*Set task:*
Print the entries below exactly as they appear, from the first line up to and including the line with "y_ticks = list(range(0, 10))". Do not print any pictures.

*Data in this exercise:*
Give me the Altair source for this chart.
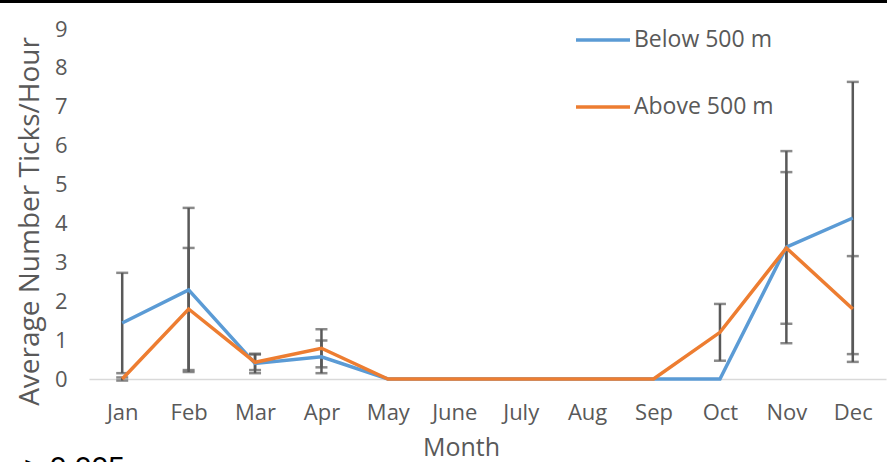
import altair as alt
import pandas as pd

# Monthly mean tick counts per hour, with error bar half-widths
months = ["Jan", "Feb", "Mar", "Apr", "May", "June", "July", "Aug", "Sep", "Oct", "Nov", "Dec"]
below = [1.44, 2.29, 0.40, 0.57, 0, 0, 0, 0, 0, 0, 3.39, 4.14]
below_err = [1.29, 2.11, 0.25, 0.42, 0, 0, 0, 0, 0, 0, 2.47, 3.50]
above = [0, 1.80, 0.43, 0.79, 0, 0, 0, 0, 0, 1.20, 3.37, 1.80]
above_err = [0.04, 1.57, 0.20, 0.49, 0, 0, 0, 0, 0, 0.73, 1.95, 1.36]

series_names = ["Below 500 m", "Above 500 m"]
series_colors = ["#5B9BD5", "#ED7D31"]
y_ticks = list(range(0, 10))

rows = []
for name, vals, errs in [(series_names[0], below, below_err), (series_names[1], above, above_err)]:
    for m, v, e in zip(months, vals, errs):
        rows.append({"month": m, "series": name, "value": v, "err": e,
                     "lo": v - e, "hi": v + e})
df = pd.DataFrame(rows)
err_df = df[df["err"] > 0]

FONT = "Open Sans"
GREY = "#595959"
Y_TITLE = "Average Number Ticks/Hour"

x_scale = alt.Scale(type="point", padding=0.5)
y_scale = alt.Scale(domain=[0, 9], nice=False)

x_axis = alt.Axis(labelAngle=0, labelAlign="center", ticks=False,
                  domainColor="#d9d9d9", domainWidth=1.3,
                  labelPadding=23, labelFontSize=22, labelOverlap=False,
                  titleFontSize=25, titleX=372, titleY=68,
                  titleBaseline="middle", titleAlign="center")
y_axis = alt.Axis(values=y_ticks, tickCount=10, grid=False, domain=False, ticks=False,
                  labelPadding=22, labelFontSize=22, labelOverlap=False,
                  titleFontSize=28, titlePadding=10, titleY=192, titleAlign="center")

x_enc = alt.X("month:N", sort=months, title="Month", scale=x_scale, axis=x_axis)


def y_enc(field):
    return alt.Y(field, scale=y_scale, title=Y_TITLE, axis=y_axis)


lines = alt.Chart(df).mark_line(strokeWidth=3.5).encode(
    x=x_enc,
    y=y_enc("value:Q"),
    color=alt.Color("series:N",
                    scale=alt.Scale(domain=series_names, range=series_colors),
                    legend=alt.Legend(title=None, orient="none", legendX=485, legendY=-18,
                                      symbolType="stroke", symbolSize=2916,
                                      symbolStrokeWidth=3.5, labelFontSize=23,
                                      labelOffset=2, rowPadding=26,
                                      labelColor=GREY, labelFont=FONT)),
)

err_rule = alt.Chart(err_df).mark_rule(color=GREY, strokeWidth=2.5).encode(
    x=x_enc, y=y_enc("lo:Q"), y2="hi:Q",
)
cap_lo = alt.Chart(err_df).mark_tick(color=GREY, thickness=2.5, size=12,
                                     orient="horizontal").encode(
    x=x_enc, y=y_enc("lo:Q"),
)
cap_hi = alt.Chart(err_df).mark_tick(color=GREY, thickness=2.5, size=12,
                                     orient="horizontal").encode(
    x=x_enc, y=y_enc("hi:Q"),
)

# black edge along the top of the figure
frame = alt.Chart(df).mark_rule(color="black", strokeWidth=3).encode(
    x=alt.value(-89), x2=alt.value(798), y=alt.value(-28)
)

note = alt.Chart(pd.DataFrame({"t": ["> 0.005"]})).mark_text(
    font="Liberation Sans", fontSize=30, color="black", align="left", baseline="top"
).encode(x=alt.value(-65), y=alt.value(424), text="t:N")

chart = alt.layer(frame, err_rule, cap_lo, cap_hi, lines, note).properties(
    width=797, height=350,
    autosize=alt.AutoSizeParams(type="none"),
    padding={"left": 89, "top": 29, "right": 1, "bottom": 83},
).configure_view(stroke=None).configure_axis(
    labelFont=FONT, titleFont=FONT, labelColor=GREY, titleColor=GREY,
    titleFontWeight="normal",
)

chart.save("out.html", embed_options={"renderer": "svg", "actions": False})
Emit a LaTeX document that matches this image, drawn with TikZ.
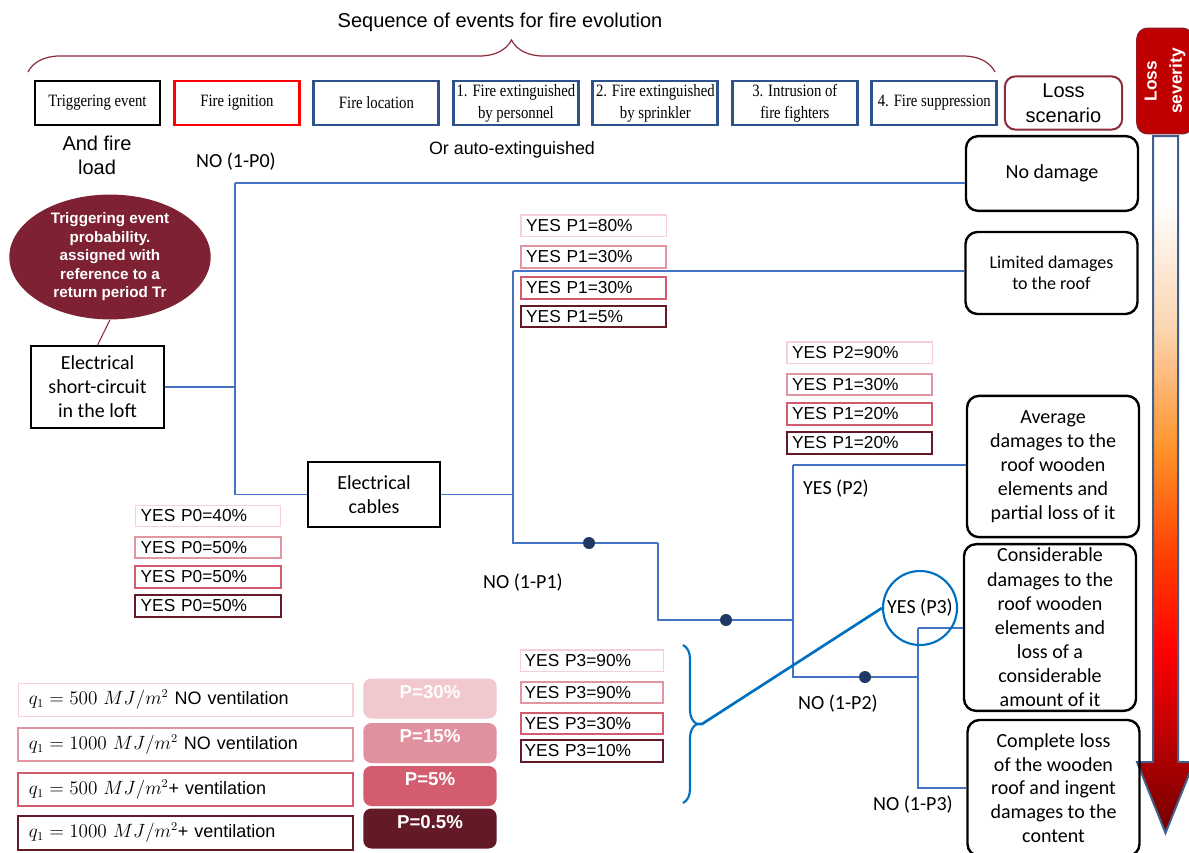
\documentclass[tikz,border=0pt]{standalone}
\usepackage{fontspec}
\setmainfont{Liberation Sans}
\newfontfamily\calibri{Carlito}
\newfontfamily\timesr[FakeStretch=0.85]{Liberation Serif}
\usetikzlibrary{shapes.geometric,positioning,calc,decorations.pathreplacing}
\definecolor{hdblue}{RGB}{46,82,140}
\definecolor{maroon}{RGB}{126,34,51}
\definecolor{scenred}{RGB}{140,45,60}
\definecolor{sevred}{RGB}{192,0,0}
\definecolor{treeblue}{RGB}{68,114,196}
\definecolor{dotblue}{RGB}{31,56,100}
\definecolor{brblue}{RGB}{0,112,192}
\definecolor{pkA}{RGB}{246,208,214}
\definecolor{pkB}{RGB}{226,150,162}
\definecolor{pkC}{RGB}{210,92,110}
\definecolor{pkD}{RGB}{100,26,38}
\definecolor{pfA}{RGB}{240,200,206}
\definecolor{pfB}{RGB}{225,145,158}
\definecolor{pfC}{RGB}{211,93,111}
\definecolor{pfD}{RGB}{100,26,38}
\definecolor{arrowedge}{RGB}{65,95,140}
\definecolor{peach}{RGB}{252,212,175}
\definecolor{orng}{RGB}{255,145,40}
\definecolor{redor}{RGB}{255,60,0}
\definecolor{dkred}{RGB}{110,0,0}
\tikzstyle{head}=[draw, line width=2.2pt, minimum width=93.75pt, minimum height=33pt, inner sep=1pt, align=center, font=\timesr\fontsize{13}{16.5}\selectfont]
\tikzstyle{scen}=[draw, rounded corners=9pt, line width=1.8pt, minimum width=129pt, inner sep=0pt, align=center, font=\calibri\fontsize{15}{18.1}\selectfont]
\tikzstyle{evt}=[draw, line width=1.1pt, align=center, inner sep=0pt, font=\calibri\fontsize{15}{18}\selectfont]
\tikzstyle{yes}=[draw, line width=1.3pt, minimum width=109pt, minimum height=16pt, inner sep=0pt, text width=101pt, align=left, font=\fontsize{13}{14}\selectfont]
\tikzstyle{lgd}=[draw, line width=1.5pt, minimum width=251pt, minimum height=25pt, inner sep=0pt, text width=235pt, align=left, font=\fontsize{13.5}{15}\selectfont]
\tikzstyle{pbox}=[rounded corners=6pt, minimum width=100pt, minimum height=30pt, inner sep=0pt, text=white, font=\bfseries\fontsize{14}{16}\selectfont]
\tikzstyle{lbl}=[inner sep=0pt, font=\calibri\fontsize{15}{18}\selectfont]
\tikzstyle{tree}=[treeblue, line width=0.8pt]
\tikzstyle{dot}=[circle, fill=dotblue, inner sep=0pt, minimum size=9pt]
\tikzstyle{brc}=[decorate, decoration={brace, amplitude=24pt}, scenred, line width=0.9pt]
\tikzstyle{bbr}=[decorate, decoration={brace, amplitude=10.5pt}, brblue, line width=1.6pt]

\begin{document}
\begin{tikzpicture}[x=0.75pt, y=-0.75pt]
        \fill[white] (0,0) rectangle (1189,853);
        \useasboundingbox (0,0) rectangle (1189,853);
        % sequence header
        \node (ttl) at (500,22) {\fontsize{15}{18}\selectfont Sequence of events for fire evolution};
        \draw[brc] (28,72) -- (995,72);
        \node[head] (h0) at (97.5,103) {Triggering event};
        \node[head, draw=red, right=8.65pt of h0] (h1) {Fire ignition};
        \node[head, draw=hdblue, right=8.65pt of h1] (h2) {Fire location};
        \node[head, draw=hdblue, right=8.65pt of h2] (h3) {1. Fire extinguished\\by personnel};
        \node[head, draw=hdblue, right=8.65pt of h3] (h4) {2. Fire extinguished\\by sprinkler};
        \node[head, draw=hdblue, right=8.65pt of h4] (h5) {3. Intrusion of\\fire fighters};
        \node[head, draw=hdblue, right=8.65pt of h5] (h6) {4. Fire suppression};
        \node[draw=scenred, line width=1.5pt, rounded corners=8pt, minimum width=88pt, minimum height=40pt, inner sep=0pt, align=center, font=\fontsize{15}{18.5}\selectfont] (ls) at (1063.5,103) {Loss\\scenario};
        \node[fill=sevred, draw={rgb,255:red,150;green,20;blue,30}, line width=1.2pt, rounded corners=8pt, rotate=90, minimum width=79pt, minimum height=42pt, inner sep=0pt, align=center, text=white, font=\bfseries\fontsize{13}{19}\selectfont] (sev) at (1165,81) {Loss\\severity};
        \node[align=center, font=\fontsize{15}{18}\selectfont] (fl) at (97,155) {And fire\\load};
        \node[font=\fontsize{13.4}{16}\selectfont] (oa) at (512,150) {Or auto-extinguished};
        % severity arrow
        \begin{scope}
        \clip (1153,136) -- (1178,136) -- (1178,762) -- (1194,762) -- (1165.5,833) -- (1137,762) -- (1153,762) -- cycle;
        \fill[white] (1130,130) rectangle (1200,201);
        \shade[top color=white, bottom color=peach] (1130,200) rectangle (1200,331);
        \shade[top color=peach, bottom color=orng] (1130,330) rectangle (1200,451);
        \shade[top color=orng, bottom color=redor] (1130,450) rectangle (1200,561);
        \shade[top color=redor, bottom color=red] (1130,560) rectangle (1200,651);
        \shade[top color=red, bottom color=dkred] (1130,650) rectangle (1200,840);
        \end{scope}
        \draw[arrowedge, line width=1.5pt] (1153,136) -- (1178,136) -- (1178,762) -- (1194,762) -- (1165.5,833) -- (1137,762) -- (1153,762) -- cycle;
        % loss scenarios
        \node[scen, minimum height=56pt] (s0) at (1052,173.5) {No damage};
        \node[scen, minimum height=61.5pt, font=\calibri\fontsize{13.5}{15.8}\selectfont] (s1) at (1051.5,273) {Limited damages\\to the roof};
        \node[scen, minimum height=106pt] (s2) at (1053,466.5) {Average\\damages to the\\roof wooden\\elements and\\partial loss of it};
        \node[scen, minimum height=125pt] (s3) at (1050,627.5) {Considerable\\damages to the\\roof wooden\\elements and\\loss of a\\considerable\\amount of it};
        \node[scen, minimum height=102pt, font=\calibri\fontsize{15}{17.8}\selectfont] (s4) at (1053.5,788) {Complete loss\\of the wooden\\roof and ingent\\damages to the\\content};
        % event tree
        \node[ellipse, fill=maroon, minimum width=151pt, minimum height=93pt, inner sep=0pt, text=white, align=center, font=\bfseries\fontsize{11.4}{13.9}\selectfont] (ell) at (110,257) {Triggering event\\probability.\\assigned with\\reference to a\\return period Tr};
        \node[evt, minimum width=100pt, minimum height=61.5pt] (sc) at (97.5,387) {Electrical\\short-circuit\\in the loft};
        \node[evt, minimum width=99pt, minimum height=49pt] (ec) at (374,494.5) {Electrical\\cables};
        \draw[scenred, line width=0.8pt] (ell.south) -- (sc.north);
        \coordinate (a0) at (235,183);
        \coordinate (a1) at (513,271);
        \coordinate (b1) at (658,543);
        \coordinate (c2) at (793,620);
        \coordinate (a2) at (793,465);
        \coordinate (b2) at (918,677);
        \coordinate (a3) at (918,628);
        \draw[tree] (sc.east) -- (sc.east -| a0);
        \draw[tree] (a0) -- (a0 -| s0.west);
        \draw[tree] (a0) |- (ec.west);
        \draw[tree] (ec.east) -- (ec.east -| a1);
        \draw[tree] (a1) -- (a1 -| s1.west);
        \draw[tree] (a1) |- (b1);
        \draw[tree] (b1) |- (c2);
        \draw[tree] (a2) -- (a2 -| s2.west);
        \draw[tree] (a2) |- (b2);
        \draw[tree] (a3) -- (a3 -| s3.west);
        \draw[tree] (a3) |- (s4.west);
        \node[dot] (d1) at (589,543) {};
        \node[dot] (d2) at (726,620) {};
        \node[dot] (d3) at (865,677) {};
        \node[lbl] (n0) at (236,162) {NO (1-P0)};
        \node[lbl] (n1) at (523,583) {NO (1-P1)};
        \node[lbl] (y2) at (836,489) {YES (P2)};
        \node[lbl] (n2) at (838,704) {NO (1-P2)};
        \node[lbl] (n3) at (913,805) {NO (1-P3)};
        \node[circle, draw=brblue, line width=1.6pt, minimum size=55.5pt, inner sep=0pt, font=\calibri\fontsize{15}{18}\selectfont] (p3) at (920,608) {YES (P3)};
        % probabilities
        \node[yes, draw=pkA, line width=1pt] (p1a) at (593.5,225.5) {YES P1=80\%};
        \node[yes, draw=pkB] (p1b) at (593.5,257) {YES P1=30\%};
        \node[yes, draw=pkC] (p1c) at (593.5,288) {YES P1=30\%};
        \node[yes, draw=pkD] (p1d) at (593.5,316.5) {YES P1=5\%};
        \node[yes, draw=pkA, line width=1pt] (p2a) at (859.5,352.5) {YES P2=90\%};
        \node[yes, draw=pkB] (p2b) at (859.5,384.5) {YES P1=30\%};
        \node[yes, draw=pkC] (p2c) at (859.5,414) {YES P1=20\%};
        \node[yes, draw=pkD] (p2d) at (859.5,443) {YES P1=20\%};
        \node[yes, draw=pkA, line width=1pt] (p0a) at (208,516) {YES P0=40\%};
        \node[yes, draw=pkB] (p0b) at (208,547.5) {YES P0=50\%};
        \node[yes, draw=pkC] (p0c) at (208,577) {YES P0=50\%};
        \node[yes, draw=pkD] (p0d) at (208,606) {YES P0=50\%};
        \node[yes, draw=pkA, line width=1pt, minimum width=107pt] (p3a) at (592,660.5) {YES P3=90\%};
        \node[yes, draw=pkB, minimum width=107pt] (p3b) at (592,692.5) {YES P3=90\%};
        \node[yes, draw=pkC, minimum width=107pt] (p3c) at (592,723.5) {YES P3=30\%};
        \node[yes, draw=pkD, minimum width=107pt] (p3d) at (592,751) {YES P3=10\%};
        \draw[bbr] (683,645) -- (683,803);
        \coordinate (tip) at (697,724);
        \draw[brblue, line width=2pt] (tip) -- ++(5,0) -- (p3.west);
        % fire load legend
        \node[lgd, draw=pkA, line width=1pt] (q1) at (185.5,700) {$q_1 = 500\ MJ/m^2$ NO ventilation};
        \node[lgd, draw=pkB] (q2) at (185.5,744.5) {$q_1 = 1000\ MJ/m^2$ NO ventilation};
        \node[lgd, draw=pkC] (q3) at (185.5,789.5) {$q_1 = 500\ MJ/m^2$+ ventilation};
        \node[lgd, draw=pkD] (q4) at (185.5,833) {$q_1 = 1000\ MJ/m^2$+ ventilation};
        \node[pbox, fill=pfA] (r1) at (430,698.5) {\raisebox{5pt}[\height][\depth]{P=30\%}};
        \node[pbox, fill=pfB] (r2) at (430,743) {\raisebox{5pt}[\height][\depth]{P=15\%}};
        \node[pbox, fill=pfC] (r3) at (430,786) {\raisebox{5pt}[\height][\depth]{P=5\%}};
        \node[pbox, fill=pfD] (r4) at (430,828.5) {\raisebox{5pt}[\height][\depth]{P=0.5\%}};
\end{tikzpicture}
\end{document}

*Final result:*
Give me the Altair source for this chart.
import altair as alt
import pandas as pd

# Monthly mean tick counts per hour, with error bar half-widths
months = ["Jan", "Feb", "Mar", "Apr", "May", "June", "July", "Aug", "Sep", "Oct", "Nov", "Dec"]
below = [1.44, 2.29, 0.40, 0.57, 0, 0, 0, 0, 0, 0, 3.39, 4.14]
below_err = [1.29, 2.11, 0.25, 0.42, 0, 0, 0, 0, 0, 0, 2.47, 3.50]
above = [0, 1.80, 0.43, 0.79, 0, 0, 0, 0, 0, 1.20, 3.37, 1.80]
above_err = [0.04, 1.57, 0.20, 0.49, 0, 0, 0, 0, 0, 0.73, 1.95, 1.36]

series_names = ["Below 500 m", "Above 500 m"]
series_colors = ["#5B9BD5", "#ED7D31"]
y_ticks = list(range(0, 10))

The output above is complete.